Das Grundgesetz hat am 23.05.2024 sein 75-jähriges Bestehen in den „alten Bundesländern” gefeiert. Seine Verabschiedung war unmittelbare Reaktion auf den Nationalsozialismus. Auch deshalb enthält es seit dem ersten Tag ein Grundrecht auf Asyl, das als subjektives Recht aufgenommen wurde, um sicherzustellen, dass „die Würde des Menschen […] unantastbar“ ist.
Das Asylrecht ist eine Lehre aus den Verbrechen der Nazis
Es spiegelt also die Lehren aus den Verbrechen der Nazis und dem unendlichen Leid derjenigen, die vor dem Faschismus aus Deutschland fliehen mussten. Das grundgesetzliche Recht auf Asyl sollte sicherstellen, dass Menschen die vor Verfolgung fliehen, in der Zukunft nicht in den Verfolgerstaat zurückgewiesen werden können. Und es steht für ein Bekenntnis zur deutschen Verantwortung für Schutzsuchende! Doch wird diese historisch gewachsene Verantwortung auch tatsächlich noch ernst genommen? Schon
1993 wurde das grundgesetzliche Asylrecht durch den „Asylkompromiss“ nach langen Kämpfen ausgehöhlt. Zusätzlich zu weitreichenden Einschränkungen wurde die Kompetenz für asylrechtliche Regelungen auf die EU übertragen.
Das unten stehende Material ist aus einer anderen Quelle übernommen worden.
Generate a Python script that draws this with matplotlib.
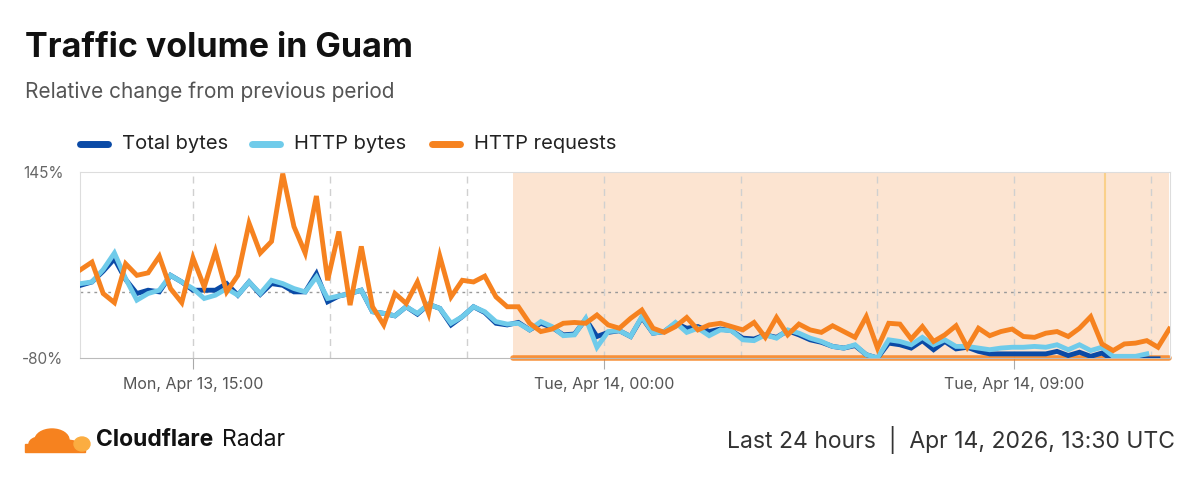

Dies führt dazu, dass das grundgesetzliche Recht auf Asyl seine praktische Bedeutung weitgehend verloren hat und europäische Regelungen zum „internationalen Schutz“ ihrerseits Schutz bieten.
Zum Inhalt des Webinars
Im Rahmen unseres Webinars möchten wir die die Geschichte und die Kämpfe rund um das grundgesetzliche Asylrecht aufarbeiten
Im Anschluss soll der Fokus auf den Bedeutungsverlust des verfassungsrechtlichen Asylrechts in der Rechtspraxis und seine Überlagerung durch europäische Vorgaben diskutiert werden
Die Diskussion wird auf Deutsch stattfinden. Wir freuen uns auf rege Teilnahme!
[1] Pauline Endres de Oliveira ist Professorin für Recht und Migration an der Humboldt-Universität zu Berlin. Ihre interdisziplinär und international ausgerichtete Forschung legt einen Schwerpunkt auf die völker- und unionsrechtlichen Bezüge des Migrationsrechts und internationalen Menschenrechtsschutz. Im Rahmen ihrer Professur koordiniert und begleitet sie die rechtliche Ausbildung der Refugee Law Clinic Berlin.
[2] Dr. Patrice G. Poutrus ist Wissenschaftlicher Mitarbeiter am Institut für Migrationsforschung und Interkulturelle Studien (IMIS) der Universität Osnabrück und promovierter Historiker. Er hat u.a. zu Migration und Flucht in beiden deutschen Staaten während des Kalten Krieges und darüber hinaus geforscht und umfangreich publiziert. In seinem Buch „Umkämpftes Asyl. Vom Nachkriegsdeutschland bis in die Gegenwart“ zeichnet er die Kämpfe um das grundgesetzliche Asylrecht nach.